Congressional leaders are back at the negotiating table over the three-month stopgap — which is intended to punt any fiscal drama past Sept. 30 and until the lame-duck session — after talks broke down on Friday. While both parties appear to be coalescing around a Dec. 11 end date, Democrats and Republicans have squabbled for weeks over which funding and policy exceptions should be included in the continuing resolution, which would buy more time for negotiations on a broader spending deal.
A deal appeared to be coming together on Friday, including tens of billions of dollars in payments to farmers that Republicans sought in exchange for $2 billion in pandemic-related nutritional assistance that Democrats wanted.
But last-minute objections to the trade relief — including Democratic concerns that the president is leveraging the money to boost his reelection chances — tanked the talks. House Democrats ultimately released stopgap legislation on Monday that lacked both provisions, drawing the ire of Senate Majority Leader Mitch McConnell (R-Ky,), who tweeted that it “shamefully leaves out key relief and support that American farmers need.”
Without a spending agreement, top Democrats and Republicans would find themselves exactly where they don’t want to be just weeks before the election — perilously close to the Sept. 30 deadline with no agreement to keep the government open.
Pelosi and McConnell have been adamant about avoiding another government shutdown under President Donald Trump and have supported a bill to extend funding through mid-December.

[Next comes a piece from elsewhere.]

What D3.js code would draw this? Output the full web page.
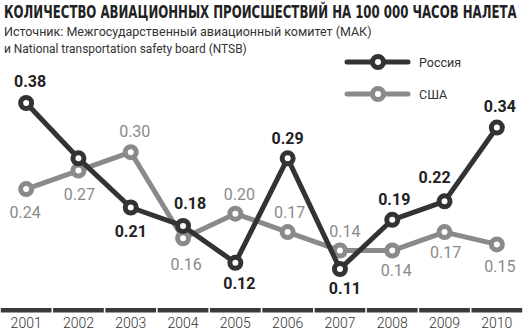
<!DOCTYPE html>
<html><head><meta charset="utf-8">
<script src="https://cdn.jsdelivr.net/npm/d3@7"></script>
<style>body{margin:0;background:#fff}svg{display:block}</style>
</head><body>
<svg id="c" width="523" height="331"></svg>
<script>
const years = ["2001","2002","2003","2004","2005","2006","2007","2008","2009","2010"];
const russia = [0.38,0.29,0.21,0.18,0.12,0.29,0.11,0.19,0.22,0.34];
const usa = [0.24,0.27,0.30,0.16,0.20,0.17,0.14,0.14,0.17,0.15];
const russiaLabels = ["0.38","","0.21","0.18","0.12","0.29","0.11","0.19","0.22","0.34"];
const usaLabels = ["0.24","0.27","0.30","0.16","0.20","0.17","0.14","0.14","0.17","0.15"];
// label offsets relative to point (dx, dy of text center)
const russiaOff = [[4,-22],[0,0],[0,24],[7,-23],[4,20],[0,-20],[5,19],[2,-21],[-10,-24],[3,-21]];
const usaOff = [[-1,23],[1,24],[4,-21],[3,26],[4,-19],[2,-20],[5,-19],[4,20],[1,20],[3,22]];
const title = "КОЛИЧЕСТВО АВИАЦИОННЫХ ПРОИСШЕСТВИЙ НА 100 000 ЧАСОВ НАЛЕТА";
const subtitle = ["Источник: Межгосударственный авиационный комитет (МАК)","и National transportation safety board (NTSB)"];
const subtitleWidth = [368,243];
const legendNames = ["Россия","США"];

const W=523,H=331;
const svg=d3.select("#c");
const cR="#333333", cU="#8a8a8a";
const x=d3.scaleBand().domain(years).range([0,W]).padding(0);
const cx=d=>x(d)+x.bandwidth()/2;
const y=d3.scaleLinear().domain([0,0.38]).range([336.6,336.6-0.38*614.8]);

// title: fit width naturally, then stretch vertically to match cap height
const tEl=svg.append("text").attr("font-family","DejaVu Sans Condensed").attr("font-weight","bold")
  .attr("font-size",17).attr("fill","#222").text(title);
const natural=tEl.node().getComputedTextLength();
const fs=17*513/natural;
tEl.attr("font-size",fs).attr("transform",`translate(4,17.5) scale(1,${17/fs})`);

subtitle.forEach((s,i)=>{
  const t=svg.append("text").attr("x",4).attr("y",36+i*16.5).attr("font-family","Roboto").attr("font-size",13)
    .attr("fill","#333").text(s);
  const w=t.node().getComputedTextLength();
  t.attr("font-size",13*subtitleWidth[i]/w);
});

// axis segments
svg.append("g").selectAll("rect").data(years).join("rect")
  .attr("x",d=>x(d)+0.8).attr("width",x.bandwidth()-1.6).attr("y",308).attr("height",4.5).attr("fill","#3a3a3a");
svg.append("g").selectAll("text").data(years).join("text")
  .attr("x",cx).attr("y",328).attr("text-anchor","middle").attr("font-family","Roboto").attr("font-weight",300)
  .attr("font-size",14).attr("fill","#333").text(d=>d);

function series(vals,color,labels,off,bold){
  const g=svg.append("g");
  const line=d3.line().x((d,i)=>cx(years[i])).y(d=>y(d));
  g.append("path").attr("d",line(vals)).attr("fill","none").attr("stroke",color).attr("stroke-width",5).attr("stroke-linejoin","round");
  g.selectAll("circle").data(vals).join("circle").attr("cx",(d,i)=>cx(years[i])).attr("cy",d=>y(d)).attr("r",5.5)
    .attr("fill","#fff").attr("stroke",color).attr("stroke-width",5);
  return {g,labels,off,vals,color,bold};
}
const sU=series(usa,cU,usaLabels,usaOff,false);
const sR=series(russia,cR,russiaLabels,russiaOff,true);
[sU,sR].forEach(s=>{
  s.g.selectAll("text.v").data(s.vals).join("text").attr("class","v")
    .attr("x",(d,i)=>cx(years[i])+s.off[i][0]).attr("y",(d,i)=>y(d)+s.off[i][1]).attr("dy","0.36em")
    .attr("text-anchor","middle").attr("font-family","Roboto").attr("font-weight",s.bold?700:400)
    .attr("font-size",16).attr("fill",s.bold?"#222":cU).text((d,i)=>s.labels[i]);
});

// legend
[[cR,legendNames[0],62],[cU,legendNames[1],94]].forEach(([c,n,ly])=>{
  const g=svg.append("g");
  g.append("line").attr("x1",347).attr("x2",408).attr("y1",ly).attr("y2",ly).attr("stroke",c).attr("stroke-width",5).attr("stroke-linecap","round");
  g.append("circle").attr("cx",378).attr("cy",ly).attr("r",5.5).attr("fill","#fff").attr("stroke",c).attr("stroke-width",5);
  g.append("text").attr("x",419).attr("y",ly).attr("dy","0.36em").attr("font-family","Roboto").attr("font-size",12.5).attr("fill","#333").text(n);
});
</script>
</body></html>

Senate Republicans on Monday said a lack of relief for farmers in the stopgap spending bill is problematic. But most stressed that it’s not worth shutting down the government in protest and said their side of the Capitol could still attempt to amend the bill.
“We could offer an amendment to try to put it back,” Senate Appropriations Chair Richard Shelby (R-Ala.) said of the trade aid on Monday. “Or we could vote against the CR. But I’m for running the government. I’d prefer to keep the government running.”
Sen. Pat Roberts (R-Kan.), chair of the Senate Agriculture Committee, slammed the lack of assistance for farmers. But when asked whether Republicans would shut down the government without it, he replied, “No.”
As of Friday, Democrats had dropped a request that would extend the Census Bureau’s Dec. 31 deadline to turn over apportionment data used to divvy up House seats to the president — potentially punting the final handling of census data to Democratic nominee Joe Biden if he’s elected this November.
Democrats had also failed to secure $3.6 billion in election security grants.